Surgeon General Defends Biden’s Response to Steep Covid-19 Surge

U.S. Surgeon General Vivek Murthy defended the Biden administration’s response to the surge of Covid-19 infections caused by the omicron variant, conceding though that health officials need to “close that gap” in the severe shortage of testing. 

“We have more to do,” Murthy said on ABC’s “This Week,” adding that the spike in infections outstripped what he said was an eight-fold increase in testing over the last month.

President Joe Biden and his top health officials are coming under increasing criticism, from the lack of tests to overcrowded hospitals around the nation. A new CBS News poll shows that a majority of Americans find coronavirus information from health officials confusing, with changing guidelines on masking and isolation periods for those who are infected. 

Surgeon General Defends Biden’s Response to Steep Covid-19 Surge

“The White House needs to get its messaging discipline together,” Ashish Jha, dean of the Brown University School of Public Health, said on “Fox News Sunday.” “It would be enormously helpful to the American people if that messaging was more consistent.”
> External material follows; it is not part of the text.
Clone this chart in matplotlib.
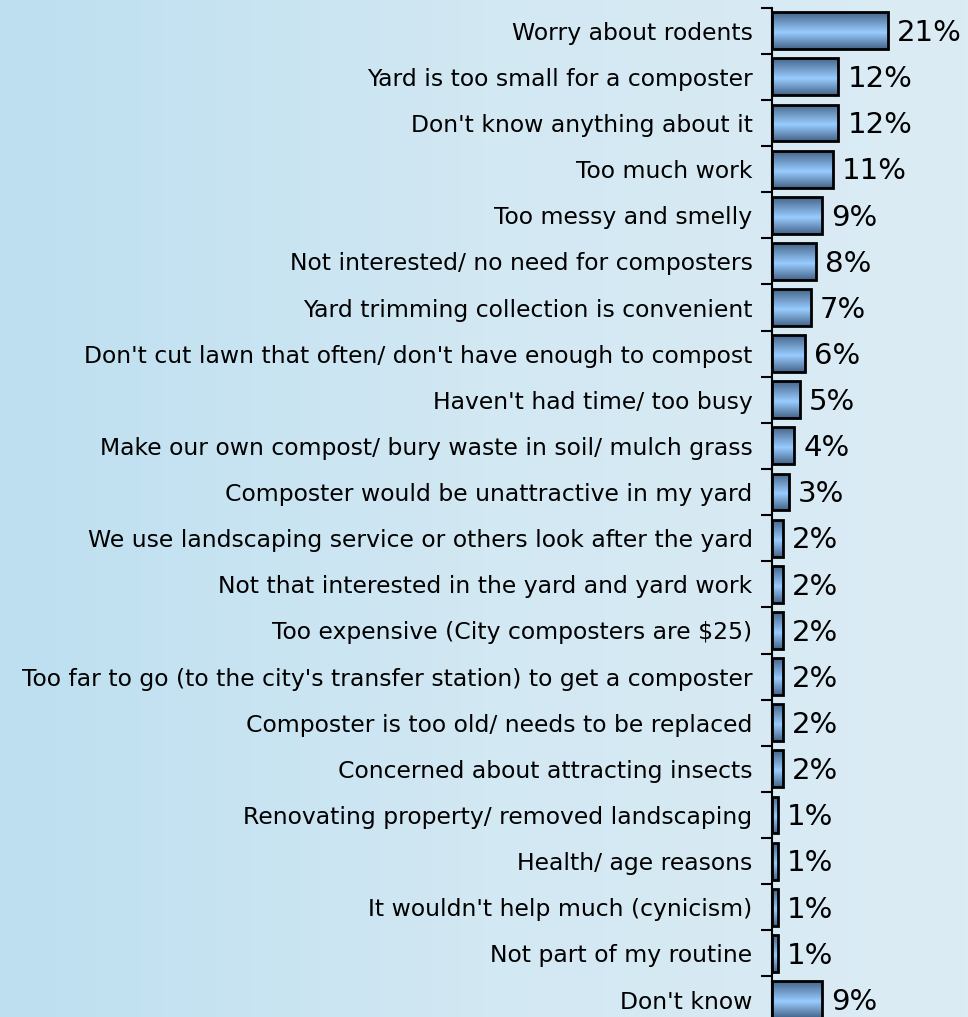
import numpy as np
import matplotlib.pyplot as plt
from matplotlib.colors import LinearSegmentedColormap

reasons = [
    "Worry about rodents",
    "Yard is too small for a composter",
    "Don't know anything about it",
    "Too much work",
    "Too messy and smelly",
    "Not interested/ no need for composters",
    "Yard trimming collection is convenient",
    "Don't cut lawn that often/ don't have enough to compost",
    "Haven't had time/ too busy",
    "Make our own compost/ bury waste in soil/ mulch grass",
    "Composter would be unattractive in my yard",
    "We use landscaping service or others look after the yard",
    "Not that interested in the yard and yard work",
    "Too expensive (City composters are $25)",
    "Too far to go (to the city's transfer station) to get a composter",
    "Composter is too old/ needs to be replaced",
    "Concerned about attracting insects",
    "Renovating property/ removed landscaping",
    "Health/ age reasons",
    "It wouldn't help much (cynicism)",
    "Not part of my routine",
    "Don't know",
]
percent = [21, 12, 12, 11, 9, 8, 7, 6, 5, 4, 3, 2, 2, 2, 2, 2, 2, 1, 1, 1, 1, 9]

fig = plt.figure(figsize=(9.68, 10.17), dpi=100)

# light blue wash behind everything, lighter to the right
bg = fig.add_axes([0, 0, 1, 1], zorder=0)
bg_cmap = LinearSegmentedColormap.from_list('bg', ['#bddff0', '#d2e8f3', '#dcecf5'])
bg.imshow(np.linspace(0, 1, 256).reshape(1, -1), cmap=bg_cmap, aspect='auto',
          extent=[0, 1, 0, 1])
bg.set_axis_off()

n = len(reasons)
ax = fig.add_axes([0.7975, -0.0055, 0.2025, 0.998], zorder=1)
ax.patch.set_alpha(0)
y = np.arange(n)
bars = ax.barh(y, percent, height=0.8, facecolor='none', edgecolor='black',
               linewidth=2, zorder=3)

# shaded fill: dark at the edges, light just below the middle
bar_cmap = LinearSegmentedColormap.from_list(
    'bar', [(0, '#45658a'), (0.55, '#99ccff'), (1, '#45658a')])
grad = np.linspace(0, 1, 100).reshape(-1, 1)
for b, yi, v in zip(bars, y, percent):
    im = ax.imshow(grad, cmap=bar_cmap, aspect='auto',
                   extent=[0, v, yi + 0.4, yi - 0.4], zorder=2)
    im.set_clip_path(b)
    ax.text(v + 1.65, yi + 0.05, f'{v}%', va='center', ha='left',
            fontsize=21, color='black')

ax.set_xlim(0, 35.5)
ax.set_ylim(n - 0.5, -0.5)

ax.set_yticks(y)
ax.set_yticklabels(reasons, fontsize=16.9)
ax.tick_params(axis='y', which='major', length=0, pad=14)
ax.set_yticks(np.arange(n) - 0.5, minor=True)
ax.tick_params(axis='y', which='minor', length=8, width=1.5, direction='out')

ax.spines['left'].set_linewidth(1.5)
for s in ['top', 'right', 'bottom']:
    ax.spines[s].set_visible(False)
ax.get_xaxis().set_visible(False)

fig.savefig('out.png', dpi=100)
Biden was also dealt a blow from the Supreme Court, which last week blocked the centerpiece of his push to get more people vaccinated, rejecting an Occupational Safety and Health Administration rule that would have required 80 million workers to get shots or periodic tests.

Shots for Workers

Glenn Youngkin, the new Republican governor of Virginia, said he was disappointed the Court let a separate rule take effect requiring shots for workers in nursing homes, hospitals and other facilities that receive Medicare and Medicaid payments from the federal government.

“The Supreme Court has ruled and so we’re going to have to go to work to make sure that we don’t have a further depletion of the resources that are in our hospital system,” Youngkin said on Fox. 
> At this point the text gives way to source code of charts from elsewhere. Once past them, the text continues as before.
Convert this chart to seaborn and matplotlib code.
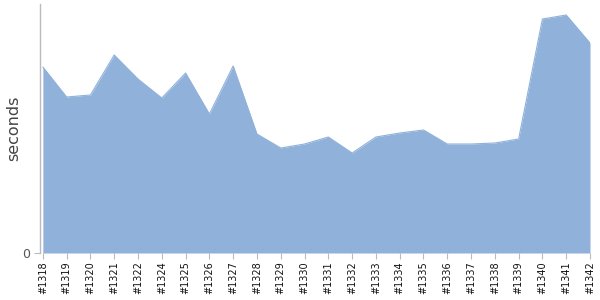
import matplotlib
matplotlib.use("Agg")
import matplotlib.pyplot as plt
import seaborn as sns
import pandas as pd

builds = ["#1318", "#1319", "#1320", "#1321", "#1322", "#1324", "#1325", "#1326",
          "#1327", "#1328", "#1329", "#1330", "#1331", "#1332", "#1333", "#1334",
          "#1335", "#1336", "#1337", "#1338", "#1339", "#1340", "#1341", "#1342"]
seconds = [186, 156, 158, 198, 174, 155, 180, 139,
           187, 119, 105, 109, 116, 100, 116, 120,
           123, 109, 109, 110, 114, 234, 238, 210]

df = pd.DataFrame({"build": builds, "seconds": seconds})

sns.set_style("white")
fig = plt.figure(figsize=(6, 3), dpi=100)
ax = fig.add_axes([40 / 600, 47 / 300, 550 / 600, 249 / 300])

pos = list(range(len(df)))
ax.fill_between(pos, 0, df["seconds"], color="#8FB1DA", linewidth=0)
sns.lineplot(x=pos, y=df["seconds"], ax=ax, color="#8FB1DA", linewidth=0.8)

ax.set_xlim(-0.12, len(df) - 1)
ax.set_ylim(0, 249)
ax.set_xticks(pos)
ax.set_xticklabels(df["build"], rotation=90, fontsize=7, color="#111111")
ax.set_yticks([0])
ax.set_yticklabels(["0"], fontsize=9, color="#555555")
ax.set_ylabel("seconds", fontsize=11.5, color="#444444")
ax.yaxis.set_label_coords(-0.035, 0.5)
ax.set_xlabel("")

for s in ["top", "right", "bottom"]:
    ax.spines[s].set_visible(False)
ax.spines["left"].set_color("#BBBBBB")
ax.spines["left"].set_linewidth(1)
ax.tick_params(axis="x", length=4, width=0.8, color="#BBBBBB", pad=2, bottom=True, direction="out")
ax.tick_params(axis="y", length=4, width=0.8, color="#BBBBBB", pad=3, left=True)

fig.savefig("out.png", dpi=100)
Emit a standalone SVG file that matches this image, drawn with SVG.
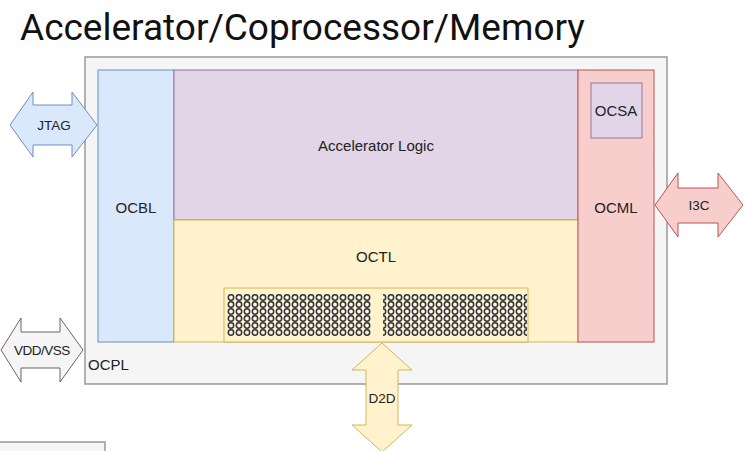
<svg xmlns="http://www.w3.org/2000/svg" width="745" height="451" viewBox="0 0 745 451">
  <style>
    .lbl { font-family: "Liberation Sans", Arial, sans-serif; font-size: 15px; fill: #222; text-anchor: middle; dominant-baseline: central; }
    .small { font-size: 13.5px; }
    .title { font-family: Roboto, "Liberation Sans", sans-serif; font-size: 37px; fill: #111; }
    .blue { fill: #dae8fc; stroke: #6c8ebf; stroke-width: 1; }
    .purple { fill: #e1d5e7; stroke: #9673a6; stroke-width: 1; }
    .yellow { fill: #fff2cc; stroke: #d6b656; stroke-width: 1; }
    .red { fill: #f8cecc; stroke: #b85450; stroke-width: 1; }
    .grey { fill: #f5f5f5; stroke: #666666; stroke-width: 1; }
  </style>
  <defs>
    <!-- ball grid for the die-to-die bump field -->
    <pattern id="bumps" patternUnits="userSpaceOnUse" x="227" y="294" width="8" height="7">
      <circle cx="4" cy="3.5" r="2.7" fill="#f4f4f4" stroke="#333333" stroke-width="1.5"/>
    </pattern>
  </defs>

  <rect width="745" height="451" fill="#ffffff"/>

  <text class="title" x="20" y="40">Accelerator/Coprocessor/Memory</text>

  <g id="ocpl">
    <rect x="85" y="57" width="582" height="327" fill="#f5f5f5" stroke="#999999" stroke-width="1.5"/>
    <text class="lbl" x="88" y="364" style="text-anchor:start">OCPL</text>
  </g>

  <g id="ocbl">
    <rect class="blue" x="98" y="70" width="76" height="272"/>
    <text class="lbl" x="136" y="207">OCBL</text>
  </g>

  <g id="accel-logic">
    <rect class="purple" x="174" y="70" width="404" height="150"/>
    <text class="lbl" x="376" y="145">Accelerator Logic</text>
  </g>

  <g id="octl">
    <rect class="yellow" x="174" y="220" width="404" height="122"/>
    <text class="lbl" x="376" y="256">OCTL</text>
  </g>

  <g id="bump-field">
    <rect class="yellow" x="224" y="288" width="304" height="54"/>
    <rect x="227" y="294" width="144" height="42" fill="url(#bumps)"/>
    <rect x="383" y="294" width="144" height="42" fill="url(#bumps)"/>
  </g>

  <g id="ocml">
    <rect class="red" x="578" y="70" width="76" height="272"/>
    <text class="lbl" x="616" y="207">OCML</text>
  </g>

  <g id="ocsa">
    <rect class="purple" x="591" y="83" width="51" height="55"/>
    <text class="lbl" x="616" y="110">OCSA</text>
  </g>

  <g id="legend-box">
    <rect x="-2" y="442" width="107" height="20" fill="#f5f5f5" stroke="#999999" stroke-width="1.5"/>
  </g>

  <g id="connectors">
    <g id="jtag">
      <polygon class="blue" points="10,125 33,92 33,105 72,105 72,92 97,125 72,157 72,145 33,145 33,157"/>
      <text class="lbl small" x="54" y="125">JTAG</text>
    </g>
    <g id="i3c">
      <polygon class="red" points="655,205 678,173 678,188 718,188 718,173 743,205 718,237 718,223 678,223 678,237"/>
      <text class="lbl small" x="699" y="205">I3C</text>
    </g>
    <g id="vdd-vss">
      <polygon class="grey" points="1,350 21,318 21,332 60,332 60,318 83,350 60,382 60,368 21,368 21,382"/>
      <text class="lbl small" x="42" y="350" style="letter-spacing:-0.5px">VDD/VSS</text>
    </g>
    <g id="d2d">
      <polygon class="yellow" points="382,343 412,370 398,370 398,425 412,425 382,452 352,425 366,425 366,370 352,370"/>
      <text class="lbl small" x="382" y="398">D2D</text>
    </g>
  </g>
</svg>
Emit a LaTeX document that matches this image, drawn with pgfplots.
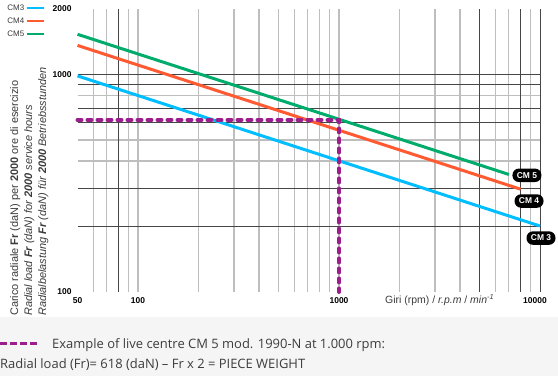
\documentclass[border=0pt]{standalone}
\usepackage{pgfplots}
\pgfplotsset{compat=1.18}
\usepackage{fontspec}
\setmainfont{Liberation Sans}
\newfontfamily\opensans{Open Sans}
\definecolor{cmthree}{RGB}{0,190,255}
\definecolor{cmfour}{RGB}{255,90,50}
\definecolor{cmfive}{RGB}{0,172,108}
\definecolor{expurple}{RGB}{155,30,140}
\definecolor{gridgray}{RGB}{190,190,190}
\definecolor{griddark}{RGB}{70,70,70}
\definecolor{bandgray}{RGB}{245,245,245}
\definecolor{txtgray}{RGB}{60,60,60}
\begin{document}
\begin{tikzpicture}
\useasboundingbox (0bp,0bp) rectangle (558bp,-376bp);
\fill[white] (0bp,0bp) rectangle (558bp,-317bp);
\fill[bandgray] (0bp,-317bp) rectangle (558bp,-376bp);
\begin{axis}[
  at={(77.5bp,-292bp)}, anchor=south west,
  scale only axis, width=462.5bp, height=283bp,
  xmode=log, ymode=log,
  xmin=50, xmax=10000, ymin=100, ymax=2000,
  clip=false,
  axis line style={draw=none},
  tick style={draw=none},
  xtick={50,100,1000,10000},
  xticklabels={50,100,1000,{\hspace*{-10bp}10000}},
  ytick={100,1000,2000},
  yticklabels={100,1000,2000},
  xticklabel style={font=\bfseries\fontsize{8.5}{10}\selectfont, yshift=-2bp},
  yticklabel style={font=\bfseries\fontsize{8.5}{10}\selectfont, xshift=-2.5bp},
  xmajorgrids=false, ymajorgrids=false,
  minor xtick={60,70,90,100,200,300,400,500,600,700,800,900,1000,2000,3000,4000,6000,7000,9000},
  minor ytick={400,500,800},
  xminorgrids=true, yminorgrids=true,
  minor grid style={gridgray, line width=1.2bp},
  extra x ticks={80,5000,8000,10000},
  extra x tick labels={},
  extra x tick style={grid=major, major grid style={griddark, line width=0.8bp}},
  extra y ticks={200,300,600,700,900,1000},
  extra y tick labels={},
  extra y tick style={grid=major, major grid style={griddark, line width=0.8bp}},
  legend plot pos=right,
  legend image code/.code={\draw[#1, line width=2.5bp] (0bp,0bp) -- (17bp,0bp);},
  legend style={at={(-0.0703,1.0216)}, anchor=north east, draw=none, fill=none,
    font=\fontsize{8}{9}\selectfont, text=txtgray, row sep=3.5bp, inner sep=0pt,
    nodes={text height=6bp, text depth=1.5bp, inner sep=1bp}},
]
\addplot[cmthree, line width=3bp] coordinates {(50,985) (10000,201)};
\addlegendentry{CM3}
\addplot[cmfour, line width=3bp] coordinates {(50,1360) (8000,297)};
\addlegendentry{CM4}
\addplot[cmfive, line width=3bp] coordinates {(50,1530) (7000,347)};
\addlegendentry{CM5}
\addplot[expurple, line width=4bp, line cap=round, dash pattern=on 4bp off 6bp, forget plot]
  coordinates {(50,618) (1000,618) (1000,100)};
\node[fill=black, text=white, rounded corners=6.5bp, minimum width=29bp,
  minimum height=13.5bp, inner sep=0pt, font=\bfseries\fontsize{8.5}{9}\selectfont]
  at (axis cs:8610,344) {CM 5};
\node[fill=black, text=white, rounded corners=6.5bp, minimum width=29bp,
  minimum height=13.5bp, inner sep=0pt, font=\bfseries\fontsize{8.5}{9}\selectfont]
  at (axis cs:8818,262) {CM 4};
\node[fill=black, text=white, rounded corners=6.5bp, minimum width=29bp,
  minimum height=13.5bp, inner sep=0pt, font=\bfseries\fontsize{8.5}{9}\selectfont]
  at (axis cs:10115,177) {CM 3};
\end{axis}
\node[rotate=90, anchor=north west, align=left, text=txtgray,
  font=\fontsize{11}{14}\selectfont, inner sep=0pt] at (10bp,-316bp)
  {Carico radiale \textbf{Fr} (daN) per \textbf{2000} ore di esercizio\\
   \textit{Radial load \textbf{Fr} (daN) for \textbf{2000} service hours}\\
   \textit{Radialbelastung \textbf{Fr} (daN) für \textbf{2000} Betriebsstunden}};
\node[anchor=west, inner sep=0pt, text=txtgray, font=\fontsize{10.5}{12}\selectfont] at (385bp,-300bp)
  {Giri (rpm) / \textit{r.p.m} / \textit{min}\textsuperscript{\textit{-1}}};
\draw[expurple, line width=3bp, dash pattern=on 7bp off 3bp] (0bp,-343bp) -- (37bp,-343bp);
\node[anchor=west, inner sep=0pt, text=txtgray, font=\opensans\fontsize{13}{15}\selectfont] at (52bp,-345bp)
  {Example of live centre CM 5 mod. 1990-N at 1.000 rpm:};
\node[anchor=west, inner sep=0pt, text=txtgray, font=\opensans\fontsize{13}{15}\selectfont] at (0bp,-365bp)
  {Radial load (Fr)= 618 (daN) – Fr x 2 = PIECE WEIGHT};
\end{tikzpicture}
\end{document}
Reflecting the position of many Republican governors, Youngkin on his first day in office on Saturday reversed a vaccine mandate for state employees and allowed parents to decide whether children should mask in schools.

Murthy called the court’s decision “very disappointing” but said “there is nothing that stops workplaces from voluntarily putting these requirements in place. In fact, many have done so already.”

Murthy and Jha agreed that the omicron surge will get worse, even as it shows signs of peaking in New York and other parts of the Northeast. 

“The problem is we’re running out of health care workforce,” Jha said. “We just don’t have the staffing. That is going to be a challenge for many weeks ahead.”

Murthy said: “This is a tough time. It’s going to be a tough few weeks, but we will get through it.”